Egypt has returned a 3,400-year-old statue of the head of ancient Egyptian pharaoh Ramesses II from Switzerland after it was stolen and taken out of the country for more than three decades ago, the Egyptian Ministry of Tourism and Antiquities said in a statement.
"The Ministry of Tourism and Antiquities [...] received the head of a statue of King Ramesses II, which had been received by the Egyptian embassy in the Swiss capital, Bern, last July, after the success of the efforts of the Egyptian Ministries of Tourism and Antiquities, the Egyptian Ministry of Foreign Affairs, and the concerned authorities to track it down and recover it, as it had left Egypt in an illegal manner," the statement read.
The artifact, while awaiting its restoration, is now in the Egyptian Museum in Cairo, the ministry added.
The fragment was stolen from the temple of Ramesses II at Abydos in central Egypt, the authorities said.
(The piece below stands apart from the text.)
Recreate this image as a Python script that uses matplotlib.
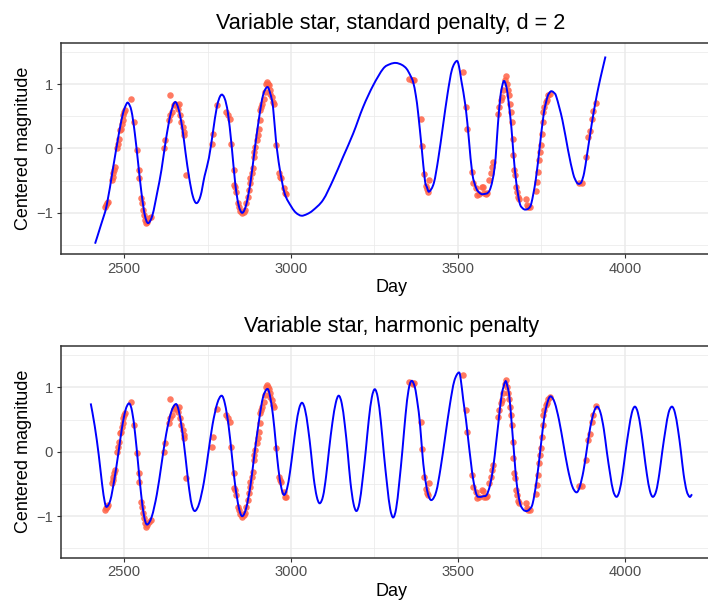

Shaaban Abdel Gawad, head of Egypt's antiquities repatriation department, said that the statue was believed to have been stolen in the late 1980s and early 1990s.
Egyptian authorities said they noticed the artifact when it was put up for sale at an exhibition in the British capital, London, in 2013. It then transited through different countries before arriving in Switzerland.
The stone sculpture returned to Egypt is part of a multi-figure monument depicting a seated pharaoh surrounded by several ancient Egyptian deities.
Ramesses II was the third ruler of the 19th dynasty of Ancient Egypt. He ascended the throne at the age of 25 and is believed to have ruled from 1279 to 1213 BC.